Vol. 41, No. 18
12/01/2025
Envy, Kindness, and Moral Clarity in the Post-Christian West
AT A GLANCE
• History teaches us the lessons of right and wrong through human acts and events.
• For many, the discourse between right and wrong is sharply delineated in the categories of the Seven Capital Virtues and the Seven Deadly Sins.
• This essay examines the virtue of kindness versus the sin of envy.
• Future essays in this bimonthly series will survey the other capital virtues and deadly sins.
The New American presents this new bimonthly feature, “Culture Corner,” offering a deep focus on contemporary cultural issues viewed through the prism of history, art, literature, music, and theology. The goal is to recover and reinvigorate the moral and virtuous purposes of the humanities, long forgotten and compromised by materialist pedagogues and Marxist socialist ideologues in our schools and universities. In the famous description by the Roman poet Horace in Ars Poetica (19 B.C.), the ultimate ideal of humanistic learning is prodesse et delectare (to instruct and to delight). Down through the ages of Western culture, the purpose of humane letters has been the triumph of Truth and Beauty: truth to instruct us in morality and knowledge, and beauty to delight us with joy and gratitude. The inaugural Culture Corner series features a seven-article reflection on virtue and vice, from Classical and Christian sources going back to the Bible, to the ancient Greeks and Romans, and through the Middle Ages to our own world. This is article number one of seven.
Over the last 3,000 years, Western culture has become preeminent for many reasons. At the center of its litany of successes is a rigorous dedication to intellectual development — an uncanny ability to incorporate under one cohesive banner ideas, innovations, and ways of thinking from an array of contradictory nations and peoples. The progressive attack on Western culture, accusing it of being monolithic and non-diverse, is both dishonest and insulting. Western culture is the most diverse and least insular set of cultural traditions in human history. There is little common ground, for instance, between Romans and Vikings, Hebrews and Bolsheviks, Christians and pagans, or Goths and Jacobins, and yet all still fit snugly under the aegis of Western culture. The key to uniting these disparate cultures across so many centuries has been humane letters. The humanities — history, philosophy, literature, theology, the fine arts — made one culture out of many nations, creeds, and institutions. E pluribus unum: out of many, one.

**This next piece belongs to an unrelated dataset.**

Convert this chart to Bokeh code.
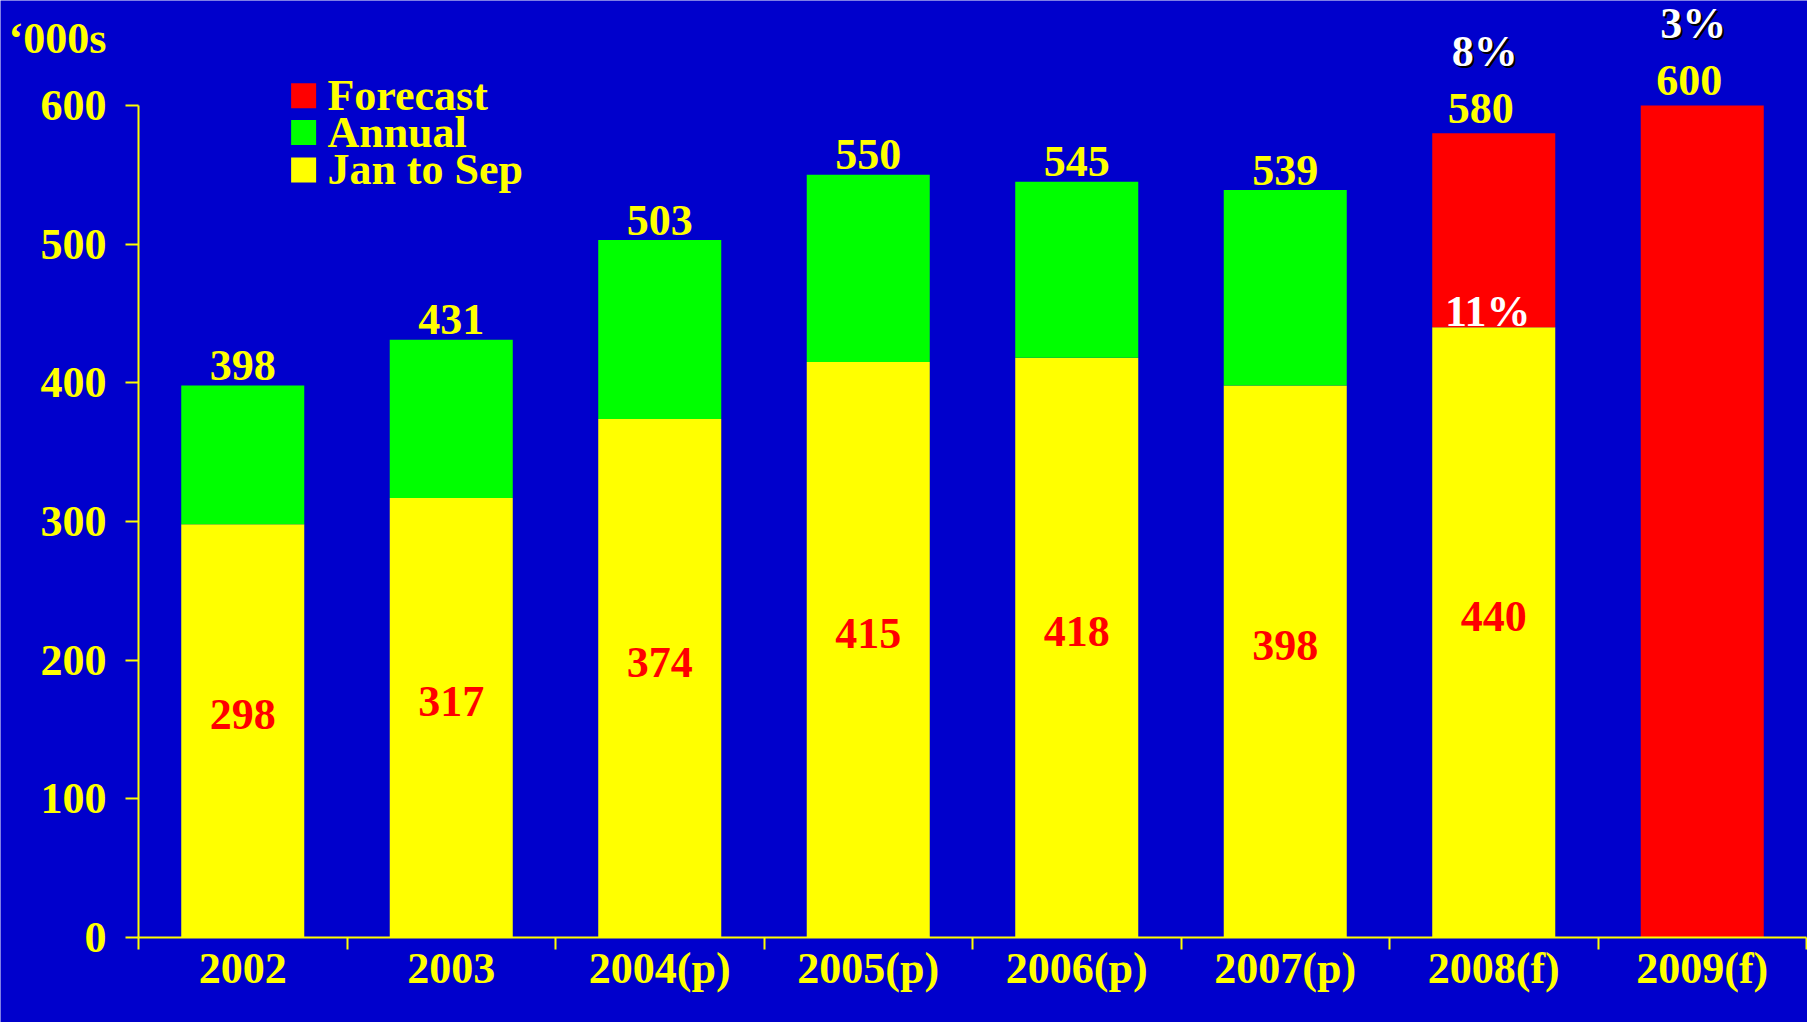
import re
from bokeh.plotting import figure
from bokeh.models import Range1d, FixedTicker, ColumnDataSource
from bokeh.core.properties import value
from bokeh.embed import file_html
from bokeh.resources import INLINE

# ---------------- data ----------------
years = ["2002", "2003", "2004(p)", "2005(p)", "2006(p)", "2007(p)", "2008(f)", "2009(f)"]
jan_sep = [298, 317, 374, 415, 418, 398, 440, None]
annual = [398, 431, 503, 550, 545, 539, None, None]
forecast = [None, None, None, None, None, None, 580, 600]
jan_growth = [None, None, None, None, None, None, "11%", None]
annual_growth = [None, None, None, None, None, None, "8%", "3%"]
legend_labels = ["Forecast", "Annual", "Jan to Sep"]
y_ticks = [0, 100, 200, 300, 400, 500, 600]
unit_label = "\u2018000s"

BG = "#0000CC"
YEL = "#FFFF00"
GRN = "#00FF00"
RED = "#FF0000"
FONT = "Liberation Serif"
FS = "44px"

W, H = 1807, 1022
X0 = 138           # page x of the y axis
PX_X = 208.5       # pixels per category
PX_Y = 1.38667     # pixels per unit
Y0 = 937           # page y of value 0
x_start = -X0 / PX_X
p = figure(width=W, height=H, output_backend="svg", toolbar_location=None,
           x_range=Range1d(x_start, x_start + W / PX_X),
           y_range=Range1d(-(H - Y0) / PX_Y, Y0 / PX_Y),
           min_border_left=0, min_border_right=0, min_border_top=0, min_border_bottom=0)
p.background_fill_color = BG
p.border_fill_color = BG
p.outline_line_color = None
p.xgrid.visible = False
p.ygrid.visible = False

xc = [i + 0.5 for i in range(len(years))]
BW = 0.59

# yellow (Jan to Sep)
ys = ColumnDataSource(dict(x=[xc[i] for i, v in enumerate(jan_sep) if v is not None],
                           top=[v for v in jan_sep if v is not None]))
p.vbar(x="x", top="top", bottom=0, width=BW, source=ys, fill_color=YEL, line_color=None)

# green (Annual)
gi = [i for i, v in enumerate(annual) if v is not None]
gs = ColumnDataSource(dict(x=[xc[i] for i in gi], bottom=[jan_sep[i] for i in gi], top=[annual[i] for i in gi]))
p.vbar(x="x", top="top", bottom="bottom", width=BW, source=gs, fill_color=GRN, line_color=None)

# red (Forecast)
fi = [i for i, v in enumerate(forecast) if v is not None]
fs = ColumnDataSource(dict(x=[xc[i] for i in fi], bottom=[jan_sep[i] or 0 for i in fi], top=[forecast[i] for i in fi]))
p.vbar(x="x", top="top", bottom="bottom", width=BW, source=fs, fill_color=RED, line_color=None)

def txt(**kw):
    r = p.text(text_font=value(FONT), text_font_style="bold", text_font_size=FS,
               text_baseline="middle", **kw)
    r.level = "overlay"
    return r

# red labels inside yellow bars
ji = [i for i, v in enumerate(jan_sep) if v is not None]
txt(x=[xc[i] for i in ji], y=[jan_sep[i] / 2 for i in ji], text=[str(jan_sep[i]) for i in ji],
    text_color=RED, text_align="center", y_offset=-16)

# totals above bars (actual)
txt(x=[xc[i] for i in gi], y=[annual[i] for i in gi], text=[str(annual[i]) for i in gi],
    text_color=YEL, text_align="center", y_offset=-20)
# totals above bars (forecast)
txt(x=[xc[i] for i in fi], y=[forecast[i] for i in fi], text=[str(forecast[i]) for i in fi],
    text_color=YEL, text_align="center", y_offset=-25, x_offset=-13)

# growth labels
jg = [i for i, v in enumerate(jan_growth) if v is not None]
txt(x=[xc[i] for i in jg], y=[jan_sep[i] for i in jg], text=[jan_growth[i] for i in jg],
    text_color="white", text_align="center", y_offset=-16, x_offset=-6)
ag = [i for i, v in enumerate(annual_growth) if v is not None]
tot = [forecast[i] if forecast[i] is not None else annual[i] for i in ag]
txt(x=[xc[i] for i in ag], y=tot, text=[annual_growth[i] for i in ag],
    text_color="black", text_align="center", y_offset=-80, x_offset=-7)
txt(x=[xc[i] for i in ag], y=tot, text=[annual_growth[i] for i in ag],
    text_color="white", text_align="center", y_offset=-82, x_offset=-9)

# legend (manual)
leg_y = [607, 580.5, 553.5]
leg_c = [RED, GRN, YEL]
p.scatter(x=[0.792] * 3, y=leg_y, marker="square", size=25, fill_color=leg_c, line_color=None)
txt(x=[0.906] * 3, y=leg_y, text=legend_labels, text_color=YEL, text_align="left")

# unit label
txt(x=[-0.154], y=[648], text=[unit_label], text_color=YEL, text_align="right")

# axes
xa = p.xaxis[0]
xa.fixed_location = 0
xa.ticker = FixedTicker(ticks=xc, minor_ticks=list(range(len(years) + 1)))
xa.major_label_overrides = {x: y for x, y in zip(xc, years)}
xa.bounds = (0, len(years))
xa.major_tick_out = 0
xa.major_tick_in = 0
xa.minor_tick_out = 12
xa.minor_tick_in = 0
xa.minor_tick_line_color = YEL
xa.minor_tick_line_width = 2
xa.axis_line_color = YEL
xa.axis_line_width = 2
xa.major_label_text_color = YEL
xa.major_label_text_font = FONT
xa.major_label_text_font_style = "bold"
xa.major_label_text_font_size = FS
xa.major_label_standoff = -6

ya = p.yaxis[0]
ya.fixed_location = 0
ya.ticker = FixedTicker(ticks=y_ticks)
ya.bounds = (0, 600)
ya.major_tick_out = 13
ya.major_tick_in = 0
ya.major_tick_line_color = YEL
ya.major_tick_line_width = 2
ya.minor_tick_line_color = None
ya.axis_line_color = YEL
ya.axis_line_width = 2
ya.major_label_text_color = YEL
ya.major_label_text_font = FONT
ya.major_label_text_font_style = "bold"
ya.major_label_text_font_size = FS
ya.major_label_standoff = 19

html = file_html(p, INLINE)
html = re.sub(r"<body>", '<body style="background-color:#0000CC;margin:0;overflow:hidden;">', html, count=1)
open("out.html", "w").write(html)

Until quite recently, the humanities across Western culture had one critical thing in common: the promotion of morality. From the beginning, the study of history was primarily about learning the lessons of right and wrong through human acts and events, and only secondarily about names, dates, and places. Since before the time of Socrates, Western philosophy has been one long dialogue about competing conceptions of the Good. And Western art was about not just celebrating physical beauty, but the search for moral and spiritual beauty beyond the body. At the core of the humanities across Western culture was the promotion of virtue, an endeavor that required educated people to study both virtue and vice from an intellectual perspective. As Aristotle wrote, “every virtue carried to the extreme is a vice.” For ancient Greeks and Romans, early Hebrews, and Catholic philosophers and Protestant reformers, the important issue was to codify, explain, and provide examples of the differences between good and evil. For many today, that ongoing discourse is most sharply delineated in the categories of the Seven Capital Virtues and the Seven Deadly Sins.